--- Raw data ---
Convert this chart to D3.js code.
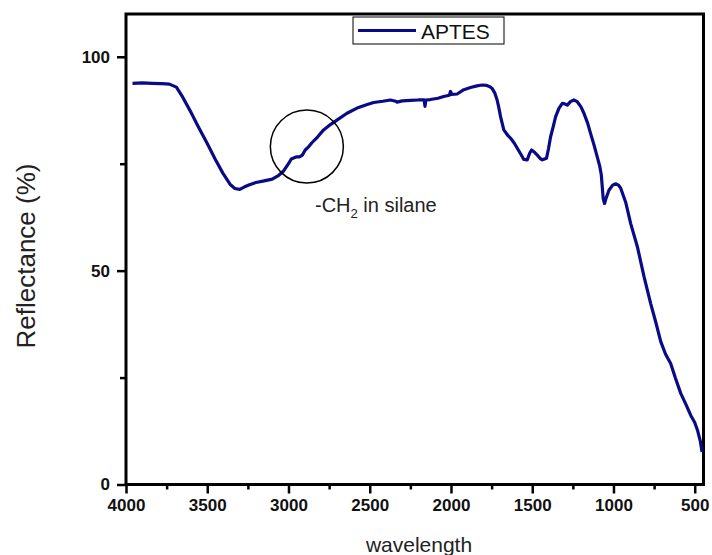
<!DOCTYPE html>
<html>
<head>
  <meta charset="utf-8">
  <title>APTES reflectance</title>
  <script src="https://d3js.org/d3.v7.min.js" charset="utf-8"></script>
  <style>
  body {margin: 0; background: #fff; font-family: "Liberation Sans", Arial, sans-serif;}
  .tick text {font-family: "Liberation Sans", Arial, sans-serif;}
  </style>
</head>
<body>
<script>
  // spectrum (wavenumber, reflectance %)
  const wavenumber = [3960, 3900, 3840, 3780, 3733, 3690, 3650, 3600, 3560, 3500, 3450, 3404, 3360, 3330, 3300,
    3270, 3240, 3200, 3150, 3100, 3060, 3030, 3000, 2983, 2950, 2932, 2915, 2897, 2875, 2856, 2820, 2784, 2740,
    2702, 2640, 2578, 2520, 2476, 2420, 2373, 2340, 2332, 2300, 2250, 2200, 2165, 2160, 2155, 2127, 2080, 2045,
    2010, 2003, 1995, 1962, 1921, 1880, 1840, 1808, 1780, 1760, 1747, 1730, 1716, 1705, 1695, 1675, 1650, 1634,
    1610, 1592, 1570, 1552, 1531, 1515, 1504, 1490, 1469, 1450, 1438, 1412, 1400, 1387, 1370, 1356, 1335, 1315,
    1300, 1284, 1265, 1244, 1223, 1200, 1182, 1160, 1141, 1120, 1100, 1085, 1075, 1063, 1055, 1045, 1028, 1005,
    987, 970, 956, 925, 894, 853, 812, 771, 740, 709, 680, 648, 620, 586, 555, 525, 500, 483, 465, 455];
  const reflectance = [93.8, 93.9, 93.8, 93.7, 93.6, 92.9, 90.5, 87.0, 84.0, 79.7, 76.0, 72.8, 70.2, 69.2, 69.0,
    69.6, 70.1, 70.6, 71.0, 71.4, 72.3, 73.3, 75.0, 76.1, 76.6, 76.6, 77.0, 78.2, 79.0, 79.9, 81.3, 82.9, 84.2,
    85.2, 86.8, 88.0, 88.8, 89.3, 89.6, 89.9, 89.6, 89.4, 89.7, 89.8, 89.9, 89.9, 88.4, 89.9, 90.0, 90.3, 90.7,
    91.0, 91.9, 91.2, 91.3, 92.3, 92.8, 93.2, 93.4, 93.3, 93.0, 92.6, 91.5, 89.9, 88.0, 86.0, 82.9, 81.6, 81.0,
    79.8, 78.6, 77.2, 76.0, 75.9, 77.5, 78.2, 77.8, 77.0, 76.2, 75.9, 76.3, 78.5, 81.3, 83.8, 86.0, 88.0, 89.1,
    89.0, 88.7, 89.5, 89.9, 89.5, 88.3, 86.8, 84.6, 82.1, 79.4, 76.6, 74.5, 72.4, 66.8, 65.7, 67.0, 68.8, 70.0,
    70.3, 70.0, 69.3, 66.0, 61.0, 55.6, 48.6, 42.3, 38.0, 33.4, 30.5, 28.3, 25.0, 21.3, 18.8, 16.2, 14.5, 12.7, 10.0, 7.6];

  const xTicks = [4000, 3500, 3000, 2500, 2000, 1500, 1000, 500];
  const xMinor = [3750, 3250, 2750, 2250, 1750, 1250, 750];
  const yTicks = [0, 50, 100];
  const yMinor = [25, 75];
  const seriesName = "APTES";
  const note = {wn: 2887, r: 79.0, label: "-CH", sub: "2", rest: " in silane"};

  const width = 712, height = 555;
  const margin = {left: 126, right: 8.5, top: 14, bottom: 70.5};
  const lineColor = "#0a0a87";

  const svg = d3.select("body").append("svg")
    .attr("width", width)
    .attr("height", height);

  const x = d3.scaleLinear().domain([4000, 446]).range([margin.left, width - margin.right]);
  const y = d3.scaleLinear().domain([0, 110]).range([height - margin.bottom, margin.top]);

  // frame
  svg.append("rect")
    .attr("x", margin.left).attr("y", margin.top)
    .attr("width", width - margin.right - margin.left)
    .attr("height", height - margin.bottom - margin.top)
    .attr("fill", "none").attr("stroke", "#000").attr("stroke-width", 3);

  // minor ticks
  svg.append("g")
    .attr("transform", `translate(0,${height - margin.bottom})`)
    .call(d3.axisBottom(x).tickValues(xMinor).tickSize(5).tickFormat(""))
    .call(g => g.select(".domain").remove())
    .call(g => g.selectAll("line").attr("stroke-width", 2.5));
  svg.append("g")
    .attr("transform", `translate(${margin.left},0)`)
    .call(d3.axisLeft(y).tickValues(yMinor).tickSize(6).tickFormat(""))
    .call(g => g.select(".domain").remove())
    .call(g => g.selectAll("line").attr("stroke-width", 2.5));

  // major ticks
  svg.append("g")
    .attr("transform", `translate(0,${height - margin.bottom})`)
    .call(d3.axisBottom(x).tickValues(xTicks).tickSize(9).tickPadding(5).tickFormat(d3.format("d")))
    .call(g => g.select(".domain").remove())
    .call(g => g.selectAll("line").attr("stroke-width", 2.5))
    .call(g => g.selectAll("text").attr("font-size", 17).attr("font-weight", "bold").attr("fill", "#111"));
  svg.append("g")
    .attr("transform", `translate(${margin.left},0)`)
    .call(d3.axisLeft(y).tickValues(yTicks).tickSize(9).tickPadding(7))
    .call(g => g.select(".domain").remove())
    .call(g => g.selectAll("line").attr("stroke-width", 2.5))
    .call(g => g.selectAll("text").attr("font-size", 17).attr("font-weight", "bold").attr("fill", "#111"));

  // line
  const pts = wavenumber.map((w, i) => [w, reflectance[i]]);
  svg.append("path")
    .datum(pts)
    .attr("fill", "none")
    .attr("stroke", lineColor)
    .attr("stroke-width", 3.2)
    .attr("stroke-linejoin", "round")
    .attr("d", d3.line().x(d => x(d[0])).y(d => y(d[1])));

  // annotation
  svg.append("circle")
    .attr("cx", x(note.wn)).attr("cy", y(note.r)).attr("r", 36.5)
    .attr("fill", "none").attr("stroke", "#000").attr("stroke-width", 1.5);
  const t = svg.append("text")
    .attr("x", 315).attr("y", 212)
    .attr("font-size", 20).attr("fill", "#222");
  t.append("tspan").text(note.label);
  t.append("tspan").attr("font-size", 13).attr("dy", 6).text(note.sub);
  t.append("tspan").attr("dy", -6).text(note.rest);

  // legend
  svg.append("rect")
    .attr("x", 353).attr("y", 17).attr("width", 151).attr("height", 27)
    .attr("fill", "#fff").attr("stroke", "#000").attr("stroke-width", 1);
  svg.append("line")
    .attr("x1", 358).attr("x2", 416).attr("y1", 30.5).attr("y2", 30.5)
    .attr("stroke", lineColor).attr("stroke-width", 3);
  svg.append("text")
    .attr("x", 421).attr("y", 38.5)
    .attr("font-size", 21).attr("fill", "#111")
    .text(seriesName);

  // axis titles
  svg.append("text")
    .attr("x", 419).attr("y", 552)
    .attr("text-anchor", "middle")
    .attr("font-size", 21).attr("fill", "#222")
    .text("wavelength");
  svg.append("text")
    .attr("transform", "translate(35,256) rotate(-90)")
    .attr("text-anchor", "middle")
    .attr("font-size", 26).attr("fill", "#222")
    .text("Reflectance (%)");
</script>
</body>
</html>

* * *

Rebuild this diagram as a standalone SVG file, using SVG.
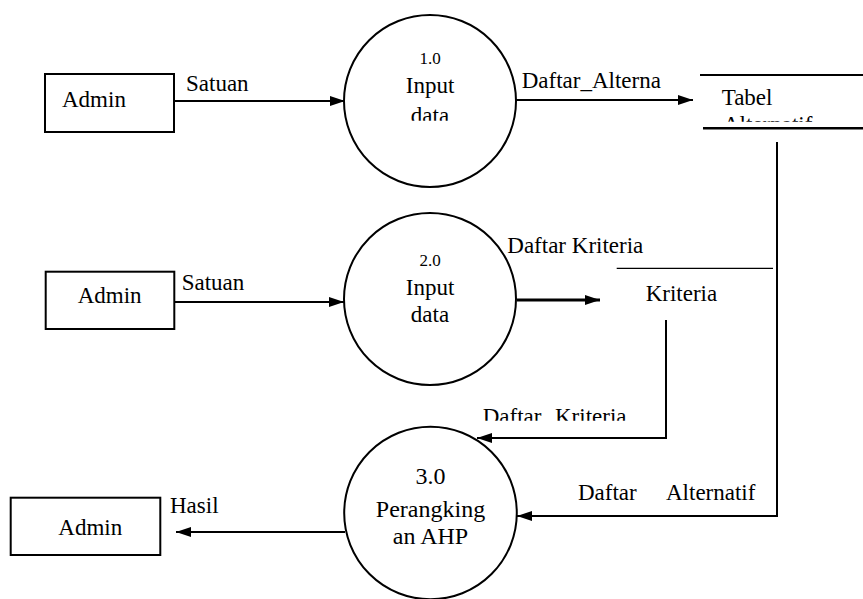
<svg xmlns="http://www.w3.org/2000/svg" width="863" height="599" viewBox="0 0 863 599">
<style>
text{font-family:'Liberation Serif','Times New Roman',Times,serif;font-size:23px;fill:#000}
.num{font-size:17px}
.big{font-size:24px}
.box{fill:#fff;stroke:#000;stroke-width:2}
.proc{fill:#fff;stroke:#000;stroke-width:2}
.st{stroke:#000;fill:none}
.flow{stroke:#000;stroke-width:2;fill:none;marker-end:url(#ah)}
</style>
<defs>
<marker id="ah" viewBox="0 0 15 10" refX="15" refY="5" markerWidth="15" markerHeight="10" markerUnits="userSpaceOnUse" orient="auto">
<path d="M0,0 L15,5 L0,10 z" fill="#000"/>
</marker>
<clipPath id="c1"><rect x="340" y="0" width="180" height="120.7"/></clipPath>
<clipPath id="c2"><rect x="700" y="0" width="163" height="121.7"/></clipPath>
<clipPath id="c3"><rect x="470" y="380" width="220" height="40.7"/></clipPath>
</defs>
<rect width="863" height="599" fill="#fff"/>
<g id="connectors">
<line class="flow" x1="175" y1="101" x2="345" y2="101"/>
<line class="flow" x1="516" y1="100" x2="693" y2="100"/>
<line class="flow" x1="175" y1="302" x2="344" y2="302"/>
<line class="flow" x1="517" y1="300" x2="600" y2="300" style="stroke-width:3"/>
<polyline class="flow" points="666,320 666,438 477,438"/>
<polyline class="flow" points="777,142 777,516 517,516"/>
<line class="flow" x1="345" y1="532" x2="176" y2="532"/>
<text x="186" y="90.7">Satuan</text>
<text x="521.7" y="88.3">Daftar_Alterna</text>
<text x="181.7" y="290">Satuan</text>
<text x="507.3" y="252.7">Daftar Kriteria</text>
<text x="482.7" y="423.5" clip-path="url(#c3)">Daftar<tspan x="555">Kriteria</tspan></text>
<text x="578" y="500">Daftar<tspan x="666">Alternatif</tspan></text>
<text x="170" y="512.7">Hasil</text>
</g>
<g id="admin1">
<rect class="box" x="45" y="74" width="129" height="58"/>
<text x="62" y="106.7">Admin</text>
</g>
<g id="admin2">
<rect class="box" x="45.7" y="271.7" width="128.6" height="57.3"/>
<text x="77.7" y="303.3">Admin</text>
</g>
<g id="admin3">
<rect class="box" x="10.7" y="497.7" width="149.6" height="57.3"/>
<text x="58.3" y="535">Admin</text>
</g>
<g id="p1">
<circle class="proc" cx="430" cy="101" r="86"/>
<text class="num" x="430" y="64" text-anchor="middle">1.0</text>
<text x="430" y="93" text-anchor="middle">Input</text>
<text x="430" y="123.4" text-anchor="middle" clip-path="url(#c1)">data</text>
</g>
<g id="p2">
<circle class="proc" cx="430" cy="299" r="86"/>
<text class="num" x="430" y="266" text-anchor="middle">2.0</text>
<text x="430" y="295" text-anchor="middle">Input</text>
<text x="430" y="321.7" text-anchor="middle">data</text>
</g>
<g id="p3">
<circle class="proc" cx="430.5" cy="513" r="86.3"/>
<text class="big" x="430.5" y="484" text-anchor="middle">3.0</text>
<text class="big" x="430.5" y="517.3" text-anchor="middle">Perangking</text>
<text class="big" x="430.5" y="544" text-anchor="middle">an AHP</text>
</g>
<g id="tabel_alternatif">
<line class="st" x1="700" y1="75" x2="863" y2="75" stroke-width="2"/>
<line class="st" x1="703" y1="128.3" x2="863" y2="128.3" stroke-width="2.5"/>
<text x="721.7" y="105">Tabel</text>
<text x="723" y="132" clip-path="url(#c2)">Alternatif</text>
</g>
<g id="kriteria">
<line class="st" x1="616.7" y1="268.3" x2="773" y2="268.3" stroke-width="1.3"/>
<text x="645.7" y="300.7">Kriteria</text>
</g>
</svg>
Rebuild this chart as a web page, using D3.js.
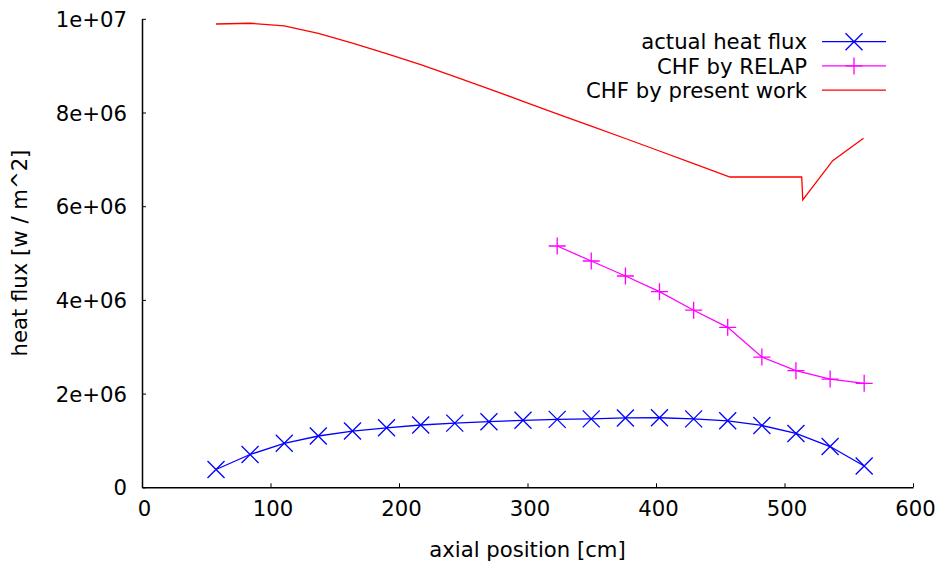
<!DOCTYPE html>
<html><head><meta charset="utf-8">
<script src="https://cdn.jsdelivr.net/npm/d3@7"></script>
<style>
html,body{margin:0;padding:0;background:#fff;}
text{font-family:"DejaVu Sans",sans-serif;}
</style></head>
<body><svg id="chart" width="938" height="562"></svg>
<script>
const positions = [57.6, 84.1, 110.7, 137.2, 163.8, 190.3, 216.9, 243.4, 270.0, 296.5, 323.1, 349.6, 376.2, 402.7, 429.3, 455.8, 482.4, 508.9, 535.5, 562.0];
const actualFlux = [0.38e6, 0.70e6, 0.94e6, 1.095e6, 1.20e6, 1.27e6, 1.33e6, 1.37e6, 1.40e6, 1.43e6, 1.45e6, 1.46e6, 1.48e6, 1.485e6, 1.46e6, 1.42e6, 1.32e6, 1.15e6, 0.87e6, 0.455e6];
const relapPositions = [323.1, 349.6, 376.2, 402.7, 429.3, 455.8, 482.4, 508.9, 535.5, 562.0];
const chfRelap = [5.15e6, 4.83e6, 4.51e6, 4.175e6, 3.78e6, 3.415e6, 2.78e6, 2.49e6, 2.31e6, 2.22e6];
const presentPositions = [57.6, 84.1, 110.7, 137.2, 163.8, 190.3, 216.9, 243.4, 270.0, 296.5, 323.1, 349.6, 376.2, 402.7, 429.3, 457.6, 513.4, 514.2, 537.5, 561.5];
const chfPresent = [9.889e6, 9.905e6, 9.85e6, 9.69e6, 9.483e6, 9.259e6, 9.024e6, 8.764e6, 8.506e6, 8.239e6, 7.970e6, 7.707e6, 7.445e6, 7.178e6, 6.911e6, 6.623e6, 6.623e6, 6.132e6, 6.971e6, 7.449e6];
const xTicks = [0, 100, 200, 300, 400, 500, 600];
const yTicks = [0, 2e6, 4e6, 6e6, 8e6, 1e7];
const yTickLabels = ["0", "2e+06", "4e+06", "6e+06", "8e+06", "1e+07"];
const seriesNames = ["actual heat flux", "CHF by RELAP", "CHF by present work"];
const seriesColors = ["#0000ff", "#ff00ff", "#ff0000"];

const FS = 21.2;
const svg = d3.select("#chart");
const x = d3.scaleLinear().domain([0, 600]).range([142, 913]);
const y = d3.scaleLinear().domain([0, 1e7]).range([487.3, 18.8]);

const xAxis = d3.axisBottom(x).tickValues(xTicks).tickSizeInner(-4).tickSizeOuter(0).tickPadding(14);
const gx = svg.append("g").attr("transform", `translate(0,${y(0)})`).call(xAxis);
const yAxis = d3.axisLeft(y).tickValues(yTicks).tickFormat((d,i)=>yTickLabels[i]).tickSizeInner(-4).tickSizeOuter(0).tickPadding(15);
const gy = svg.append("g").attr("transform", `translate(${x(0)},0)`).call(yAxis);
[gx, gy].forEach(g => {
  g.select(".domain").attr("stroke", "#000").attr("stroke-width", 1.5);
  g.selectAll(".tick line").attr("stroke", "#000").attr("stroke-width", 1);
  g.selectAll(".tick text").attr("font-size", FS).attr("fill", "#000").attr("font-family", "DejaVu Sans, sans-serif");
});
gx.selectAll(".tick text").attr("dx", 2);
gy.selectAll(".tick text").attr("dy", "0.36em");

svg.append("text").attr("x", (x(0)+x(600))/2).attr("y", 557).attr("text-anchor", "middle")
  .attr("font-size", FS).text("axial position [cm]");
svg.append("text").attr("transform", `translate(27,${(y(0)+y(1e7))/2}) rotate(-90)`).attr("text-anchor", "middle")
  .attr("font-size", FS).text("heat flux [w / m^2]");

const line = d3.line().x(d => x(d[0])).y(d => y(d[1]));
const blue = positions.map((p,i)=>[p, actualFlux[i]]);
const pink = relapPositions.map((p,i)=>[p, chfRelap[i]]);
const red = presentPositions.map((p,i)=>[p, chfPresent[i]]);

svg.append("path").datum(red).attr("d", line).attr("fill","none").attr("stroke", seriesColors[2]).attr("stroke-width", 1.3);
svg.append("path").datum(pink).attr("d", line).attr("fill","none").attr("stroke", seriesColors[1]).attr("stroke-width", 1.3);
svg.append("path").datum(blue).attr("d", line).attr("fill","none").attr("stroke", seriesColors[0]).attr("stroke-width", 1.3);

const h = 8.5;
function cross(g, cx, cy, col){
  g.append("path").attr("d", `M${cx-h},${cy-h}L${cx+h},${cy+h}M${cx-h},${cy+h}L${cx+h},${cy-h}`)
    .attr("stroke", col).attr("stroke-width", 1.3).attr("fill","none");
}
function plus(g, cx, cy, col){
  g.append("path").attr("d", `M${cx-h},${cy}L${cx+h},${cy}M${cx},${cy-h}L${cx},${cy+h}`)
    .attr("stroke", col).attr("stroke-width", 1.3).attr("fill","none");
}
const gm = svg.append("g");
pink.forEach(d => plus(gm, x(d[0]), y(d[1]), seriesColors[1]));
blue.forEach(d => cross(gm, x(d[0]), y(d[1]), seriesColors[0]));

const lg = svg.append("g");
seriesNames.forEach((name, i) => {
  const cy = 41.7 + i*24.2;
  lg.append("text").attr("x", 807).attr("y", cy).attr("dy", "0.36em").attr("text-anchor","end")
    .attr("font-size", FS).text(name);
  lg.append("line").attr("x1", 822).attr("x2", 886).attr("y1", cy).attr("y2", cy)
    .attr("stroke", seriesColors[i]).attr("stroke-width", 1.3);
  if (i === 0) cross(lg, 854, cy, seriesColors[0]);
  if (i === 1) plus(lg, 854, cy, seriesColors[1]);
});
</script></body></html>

--- Given instruction ---
List every line above that contains the word "this".

--- Exercise response ---
Convert this chart to D3.js code.
Rebuild this diagram as a standalone SVG file, using SVG.
Rebuild this chart as a web page, using D3.js.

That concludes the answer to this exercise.